Shutting down the pump usually gets flow of water in both directions
into the reservoir, as well as visually draining vertical tubes illustrating
excess charge accretions maintaining potential (see url)..
Of course the analogy domain and range are limited in many ways,
but I like to think about rich phenomena and water circuits are easy
to observe. The last of an external magnetic field analog in a water circuit is
I had a student write a project about (more intro steady state)
water circuits for his teaching masters’ project recently that might be of interest.
On Feb 25, 2021, at 03:07, John Denker via Phys-l <firstname.lastname@example.org> wrote:
Consider a non-ideal capacitor, namely two solid hemispheres separated
by a small gap.
-- There will be a /mutual capacitance/ between the two hemispheres.
This is what we focus on in an ideal parallel-plate capacitor.
-- Each hemisphere will also have some self-capacitance. Equivalently
we can call this the capacitance between the hemisphere and "chassis
ground", or between the hemisphere and "infinity". We neglect this
contribution for an ideal capacitor.
Ordinary real-world capacitors have an eeeenormous mutual capacitance,
compared to the self-capacitance of the terminals and the wiring. There
is "some" self-capacitance, but in an ordinary well-engineered circuit
this is usually negligible, especially at not-very-high frequencies.
In particular, Kirchhoff's so-called "laws" *demand* that the only
significant capacitance is the mutual capacitance between the plates
of an identified capacitor.
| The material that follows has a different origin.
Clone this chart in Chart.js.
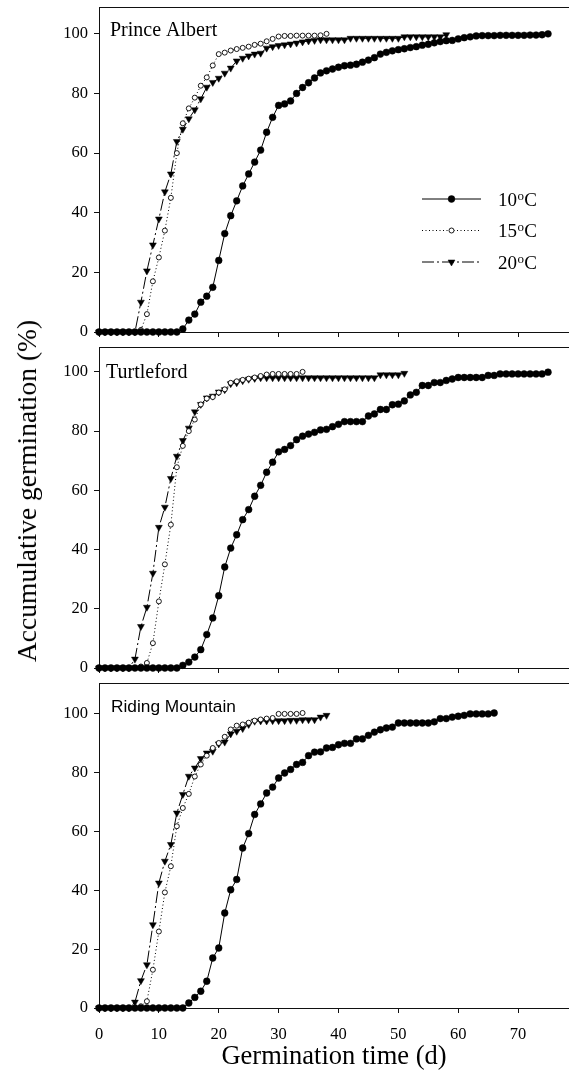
<!DOCTYPE html>
<html>
<head>
<meta charset="utf-8">
<title>Accumulative germination</title>
<script src="https://cdn.jsdelivr.net/npm/chart.js@4.4.1/dist/chart.umd.min.js"></script>
<style>
  body { margin: 0; background: #fff; }
  #fig { position: relative; width: 569px; height: 1070px; overflow: hidden; }
  #fig canvas { position: absolute; left: 0; }
  #ytitle {
    position: absolute; left: 27px; top: 491px;
    transform: translate(-50%, -50%) rotate(-90deg);
    white-space: nowrap; color: #000;
    font-family: 'Liberation Serif', 'Times New Roman', serif; font-size: 27.5px;
  }
</style>
</head>
<body>
<div id="fig">
  <canvas id="pa" width="569" height="340" style="top:0"></canvas>
  <canvas id="tu" width="569" height="337" style="top:340px"></canvas>
  <canvas id="rm" width="569" height="393" style="top:677px"></canvas>
  <div id="ytitle">Accumulative germination (%)</div>
</div>
<script>
// values are daily readings, index = day (0, 1, 2, ...)
const xTicks = [0, 10, 20, 30, 40, 50, 60, 70];
const yTicks = [0, 20, 40, 60, 80, 100];
const seriesNames = ['10ºC', '15ºC', '20ºC'];
const sites = ['Prince Albert', 'Turtleford', 'Riding Mountain'];

// Prince Albert
const pa10 = [0, 0, 0, 0, 0, 0, 0, 0, 0, 0, 0, 0, 0, 0,
  1, 4, 6, 10, 12, 15, 24, 33, 39, 44, 49, 53, 57, 61, 67, 72,
  76, 76.5, 77.5, 80, 82, 83.6, 85.2, 86.9, 87.6, 88.2, 88.8, 89.3, 89.5, 89.8, 90.5, 91.2,
  92, 93.2, 93.8, 94.3, 94.7, 95, 95.4, 95.7, 96.2, 96.5, 97, 97.4, 97.7, 97.8, 98.3,
  98.7, 99, 99.3, 99.4, 99.4, 99.4, 99.5, 99.5, 99.5, 99.5, 99.5, 99.6, 99.6, 99.7, 100];
const pa15 = [0, 0, 0, 0, 0, 0, 0, 0.7, 6, 17, 25, 34, 45, 60, 70, 75, 78.6, 82.6, 85.4, 89.4,
  93.2, 93.7, 94.4, 94.9, 95.3, 95.7, 96.3, 96.7, 97.5, 98.3, 99.1, 99.3, 99.3, 99.4, 99.4,
  99.4, 99.4, 99.5, 100];
const pa20 = [0, 0, 0, 0, 0, 0, 0, 10, 20.5, 29.2, 37.9, 47, 53, 63.9, 68, 71.5, 74.5, 78.2,
  82.1, 83.7, 85.1, 86.8, 88.5, 90.9, 91.8, 92.6, 93.2, 93.5, 95.2, 95.7, 96.1, 96.3, 96.6,
  96.9, 97.3, 97.6, 97.8, 98, 98, 98, 98, 98, 98.5, 98.5, 98.5, 98.5, 98.5, 98.5, 98.5, 98.5,
  98.5, 99, 99, 99, 99, 99, 99, 99, 99.7];

// Turtleford
const tu10 = [0, 0, 0, 0, 0, 0, 0, 0, 0, 0, 0, 0, 0, 0,
  0.9, 2, 3.7, 6.2, 11.3, 16.9, 24.4, 34.1, 40.5, 45, 50.1, 53.5, 58, 61.7, 66.1, 69.5,
  73, 73.8, 75.1, 77.1, 78.3, 79, 79.6, 80.4, 80.6, 81.5, 82.3, 83.2, 83.2, 83.2, 83.2, 85.1,
  85.8, 87.3, 87.3, 88.9, 89.1, 90.2, 92.2, 93.1, 95.4, 95.4, 96.4, 96.4, 97.1, 97.6, 98.1,
  98.1, 98.1, 98.1, 98.1, 98.8, 98.8, 99.3, 99.3, 99.3, 99.3, 99.3, 99.3, 99.3, 99.3, 99.9];
const tu15 = [0, 0, 0, 0, 0, 0, 0, 0.5, 1.7, 8.4, 22.5, 35, 48.4, 67.8, 75, 80, 83.9, 89, 91,
  91.5, 93, 94.1, 96.3, 96.8, 97.3, 97.7, 98.1, 98.6, 99.1, 99.3, 99.3, 99.3, 99.3, 99.3, 100];
const tu20 = [0, 0, 0, 0, 0, 0, 3, 14, 20.5, 32, 47.5, 54.3, 64, 71.5, 76.8, 81, 86.5, 89,
  91.2, 91.8, 93.2, 94, 96, 96.3, 97, 97.5, 97.8, 98, 98, 98, 98, 98, 98, 98, 98, 98, 98, 98,
  98, 98, 98, 98, 98, 98, 98, 98, 98, 99, 99, 99, 99, 99.5];

// Riding Mountain
const rm10 = [0, 0, 0, 0, 0, 0, 0, 0, 0, 0, 0, 0, 0, 0, 0,
  1.7, 3.6, 5.7, 9.1, 17, 20.4, 32.3, 40.2, 43.7, 54.4, 59.3, 65.8, 69.4, 73.1, 75.1,
  78.2, 79.9, 81.1, 82.8, 83.5, 85.8, 87, 87.1, 88.4, 88.6, 89.5, 90, 90, 91.5, 91.5,
  92.7, 93.8, 94.6, 95.2, 95.5, 96.9, 96.9, 96.9, 96.9, 96.9, 96.9, 97.3, 98.4, 98.4,
  98.9, 99.2, 99.5, 100, 100, 100, 100, 100.3];
const rm15 = [0, 0, 0, 0, 0, 0, 0, 0.6, 2.3, 13, 26, 39.3, 48.2, 61.8, 68, 72.8, 78.7, 82.8,
  85.8, 88.4, 90.1, 92.2, 94.7, 96, 96.4, 97, 97.7, 98.1, 98.4, 98.6, 100, 100, 100, 100, 100.3];
const rm20 = [0, 0, 0, 0, 0, 0, 2, 9.3, 14.7, 28.3, 42.5, 49.9, 55.6, 66.3, 72.6, 78.8, 81.6,
  84.8, 86.7, 87.3, 89.8, 90.4, 93.2, 94.1, 95, 96.4, 97.5, 97.6, 97.6, 97.7, 97.7, 97.7, 97.8,
  97.8, 98, 98, 98, 98.9, 99.5];

const SERIF = "'Liberation Serif', 'Times New Roman', serif";
const SANS = "'Liberation Sans', Arial, sans-serif";
const AXIS = '#111';

const STYLES = [
  { dash: [], pointStyle: 'circle', radius: 3.4, rotation: 0, fill: '#000', pbw: 0.5 },
  { dash: [1, 2.5], pointStyle: 'circle', radius: 2.5, rotation: 0, fill: '#fff', pbw: 0.9 },
  { dash: [12, 3, 2, 3], pointStyle: 'triangle', radius: 4, rotation: 180, fill: '#000', pbw: 0.5 }
];

const PANELS = [
  { id: 'pa', site: sites[0], series: [pa10, pa15, pa20], yMax: 109, padTop: 7, axisH: 8,
    labelFont: { family: SERIF, size: 20 }, labelDx: 11, labelDy: 29, legend: true, xLabels: false },
  { id: 'tu', site: sites[1], series: [tu10, tu15, tu20], yMax: 108.4, padTop: 7, axisH: 9,
    labelFont: { family: SERIF, size: 20 }, labelDx: 7, labelDy: 31, legend: false, xLabels: false },
  { id: 'rm', site: sites[2], series: [rm10, rm15, rm20], yMax: 110.5, padTop: 6, axisH: 62,
    labelFont: { family: SANS, size: 17.3 }, labelDx: 12, labelDy: 29, legend: false, xLabels: true }
];

// legend box inside the first panel, offsets from the chart area corner
const LEG = { left: 323, top: 192, rowGap: 31.5, lineLen: 59, textGap: 17 };

// top edge of each panel frame
const frameTop = {
  id: 'frameTop',
  afterDraw(chart) {
    const { ctx, chartArea: a } = chart;
    ctx.save();
    ctx.strokeStyle = AXIS;
    ctx.lineWidth = 1;
    ctx.beginPath();
    ctx.moveTo(a.left, a.top + 0.5);
    ctx.lineTo(chart.width, a.top + 0.5);
    ctx.stroke();
    ctx.restore();
  }
};

function siteLabel(p) {
  return {
    id: 'siteLabel',
    afterDraw(chart) {
      const { ctx, chartArea: a } = chart;
      ctx.save();
      ctx.fillStyle = '#000';
      ctx.font = p.labelFont.size + 'px ' + p.labelFont.family;
      ctx.textBaseline = 'alphabetic';
      ctx.fillText(p.site, a.left + p.labelDx, a.top + p.labelDy);
      ctx.restore();
    }
  };
}

const inlineLegend = {
  id: 'inlineLegend',
  afterDraw(chart) {
    const { ctx, chartArea: a } = chart;
    chart.data.datasets.forEach((ds, i) => {
      const y = a.top + LEG.top + i * LEG.rowGap;
      const x1 = a.left + LEG.left;
      const x2 = x1 + LEG.lineLen;
      ctx.save();
      ctx.strokeStyle = '#000';
      ctx.lineWidth = 1;
      ctx.setLineDash(ds.borderDash);
      ctx.beginPath();
      ctx.moveTo(x1, y);
      ctx.lineTo(x2, y);
      ctx.stroke();
      ctx.setLineDash([]);
      ctx.fillStyle = ds.pointBackgroundColor;
      ctx.strokeStyle = '#000';
      ctx.lineWidth = ds.pointBorderWidth;
      Chart.helpers.drawPoint(ctx, {
        pointStyle: ds.pointStyle, radius: ds.pointRadius,
        rotation: ds.pointRotation, borderWidth: ds.pointBorderWidth
      }, (x1 + x2) / 2, y);

      // "10ºC" with the º raised as a small o
      const [num, unit] = ds.label.split('º');
      let tx = x2 + LEG.textGap;
      ctx.fillStyle = '#000';
      ctx.textBaseline = 'alphabetic';
      const base = y + 6.5;
      ctx.font = '19px ' + SERIF;
      ctx.fillText(num, tx, base);
      tx += ctx.measureText(num).width + 0.5;
      ctx.font = '13px ' + SERIF;
      ctx.fillText('o', tx, base - 6);
      tx += ctx.measureText('o').width + 0.3;
      ctx.font = '19px ' + SERIF;
      ctx.fillText(unit, tx, base);
      ctx.restore();
    });
  }
};

function makeChart(p) {
  const gridOpts = { drawOnChartArea: false, drawTicks: true, tickLength: 5, color: AXIS, lineWidth: 1 };
  const borderOpts = { display: true, color: AXIS, width: 1 };
  const plugins = [frameTop, siteLabel(p)];
  if (p.legend) plugins.push(inlineLegend);

  return new Chart(document.getElementById(p.id), {
    type: 'line',
    data: {
      datasets: p.series.map((vals, i) => ({
        label: seriesNames[i],
        data: vals.map((v, day) => ({ x: day, y: v })),
        borderColor: '#000',
        borderWidth: 1,
        borderDash: STYLES[i].dash,
        pointStyle: STYLES[i].pointStyle,
        pointRadius: STYLES[i].radius,
        pointRotation: STYLES[i].rotation,
        pointBackgroundColor: STYLES[i].fill,
        pointBorderColor: '#000',
        pointBorderWidth: STYLES[i].pbw,
        tension: 0,
        clip: false
      }))
    },
    options: {
      responsive: false,
      animation: false,
      events: [],
      layout: { autoPadding: false, padding: { top: p.padTop, left: 0, right: 0, bottom: 0 } },
      plugins: { legend: { display: false }, tooltip: { enabled: false } },
      scales: {
        x: {
          type: 'linear', min: 0, max: 78.5,
          afterBuildTicks: s => { s.ticks = xTicks.map(v => ({ value: v })); },
          afterFit: s => { s.height = p.axisH; s.paddingLeft = 0; s.paddingRight = 0; },
          grid: gridOpts,
          border: borderOpts,
          ticks: { display: p.xLabels, color: '#000', font: { family: SERIF, size: 16.5 }, padding: 12, maxRotation: 0 },
          title: {
            display: p.xLabels, text: 'Germination time (d)', color: '#000',
            font: { family: SERIF, size: 26.5, lineHeight: 1 }, padding: { top: 0, bottom: 0 }
          }
        },
        y: {
          type: 'linear', min: 0, max: p.yMax,
          afterBuildTicks: s => { s.ticks = yTicks.map(v => ({ value: v })); },
          afterFit: s => { s.width = 99; s.paddingTop = 0; s.paddingBottom = 0; },
          grid: gridOpts,
          border: borderOpts,
          ticks: { color: '#000', font: { family: SERIF, size: 16.5 }, padding: 6 }
        }
      }
    },
    plugins
  });
}

PANELS.forEach(makeChart);
</script>
</body>
</html>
They demand that any charge that flows out
of one component immediately flows into some other component, rather than
hanging around on the wiring. The nodes are assumed to have negligible
self-capacitance. This is usually a pretty good assumption, especially
at not-very-high frequencies. This is a good assumption for the circuits
that get built in the introductory physics course.
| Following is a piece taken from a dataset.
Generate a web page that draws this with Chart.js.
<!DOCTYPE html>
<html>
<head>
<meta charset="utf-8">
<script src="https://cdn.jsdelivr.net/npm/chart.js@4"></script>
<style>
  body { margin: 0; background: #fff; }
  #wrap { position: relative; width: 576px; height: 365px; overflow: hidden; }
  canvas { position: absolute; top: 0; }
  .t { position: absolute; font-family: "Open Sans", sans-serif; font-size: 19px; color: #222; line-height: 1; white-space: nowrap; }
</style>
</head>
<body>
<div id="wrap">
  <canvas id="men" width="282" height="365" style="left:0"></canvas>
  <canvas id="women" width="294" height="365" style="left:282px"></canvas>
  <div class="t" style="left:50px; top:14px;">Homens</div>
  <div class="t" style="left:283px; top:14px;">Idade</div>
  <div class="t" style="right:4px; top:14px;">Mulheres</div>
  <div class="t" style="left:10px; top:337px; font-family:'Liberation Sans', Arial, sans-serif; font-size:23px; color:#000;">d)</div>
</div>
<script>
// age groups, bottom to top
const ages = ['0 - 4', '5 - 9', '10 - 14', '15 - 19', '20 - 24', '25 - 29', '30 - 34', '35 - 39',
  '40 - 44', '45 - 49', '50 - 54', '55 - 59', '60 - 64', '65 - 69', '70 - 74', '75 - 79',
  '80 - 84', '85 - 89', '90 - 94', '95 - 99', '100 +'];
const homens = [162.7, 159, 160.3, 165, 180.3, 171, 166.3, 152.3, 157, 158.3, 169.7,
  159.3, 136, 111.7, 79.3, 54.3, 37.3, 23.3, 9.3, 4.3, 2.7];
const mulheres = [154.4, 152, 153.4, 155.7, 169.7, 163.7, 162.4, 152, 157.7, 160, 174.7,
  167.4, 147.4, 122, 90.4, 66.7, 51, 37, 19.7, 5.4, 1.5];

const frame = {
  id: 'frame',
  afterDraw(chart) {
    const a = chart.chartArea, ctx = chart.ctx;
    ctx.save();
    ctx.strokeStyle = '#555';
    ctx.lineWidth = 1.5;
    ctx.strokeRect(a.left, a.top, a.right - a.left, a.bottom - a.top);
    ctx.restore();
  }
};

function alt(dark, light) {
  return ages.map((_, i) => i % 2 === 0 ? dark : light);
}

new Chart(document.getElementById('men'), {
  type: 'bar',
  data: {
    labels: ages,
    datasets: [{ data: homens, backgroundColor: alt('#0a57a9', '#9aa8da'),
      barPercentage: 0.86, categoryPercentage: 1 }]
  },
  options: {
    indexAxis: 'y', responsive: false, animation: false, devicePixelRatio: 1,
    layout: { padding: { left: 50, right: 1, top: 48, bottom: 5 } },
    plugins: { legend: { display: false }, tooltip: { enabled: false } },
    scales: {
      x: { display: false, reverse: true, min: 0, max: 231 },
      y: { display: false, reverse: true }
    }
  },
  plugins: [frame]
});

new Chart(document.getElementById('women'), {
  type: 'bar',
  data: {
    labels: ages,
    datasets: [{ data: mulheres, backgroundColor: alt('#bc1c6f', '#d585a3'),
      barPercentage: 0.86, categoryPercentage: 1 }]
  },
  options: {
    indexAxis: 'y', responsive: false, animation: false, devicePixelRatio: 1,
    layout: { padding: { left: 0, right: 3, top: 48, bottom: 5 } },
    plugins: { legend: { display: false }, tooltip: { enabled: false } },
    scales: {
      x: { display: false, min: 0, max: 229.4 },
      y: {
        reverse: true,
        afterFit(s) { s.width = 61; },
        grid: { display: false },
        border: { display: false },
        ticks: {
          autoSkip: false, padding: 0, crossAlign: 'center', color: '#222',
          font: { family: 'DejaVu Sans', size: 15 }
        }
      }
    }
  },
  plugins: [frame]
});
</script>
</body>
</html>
An upper-division or graduate-level course in RF engineering
is a horse of a different color.
This is why I distinguish between gorge and charge. Current flowing
*through* an ideal capacitor produces equal-and-opposite charge on the
two plates, so if we speak of the capacitor as a whole (or equivalently
a battery as a whole) it is a misnomer to speak of charging or discharging
it. Really we are gorging and disgorging it.
Now you "could" hook both terminals of a capacitor to a van de Graaf
generator and supply some honest-to-goodness charge to it, some free charge,
some unbalanced charge, but that would be a special case. That would be
a spectacular violation of Kirchhoff's "laws".
This sort of loose charge is way, way down on the list of things to worry
about in the circuits we encounter in the elementary class.
At the next level, the mutual capacitance and self-capacitance can be nicely
formalized in terms of the /capacitance matrix/.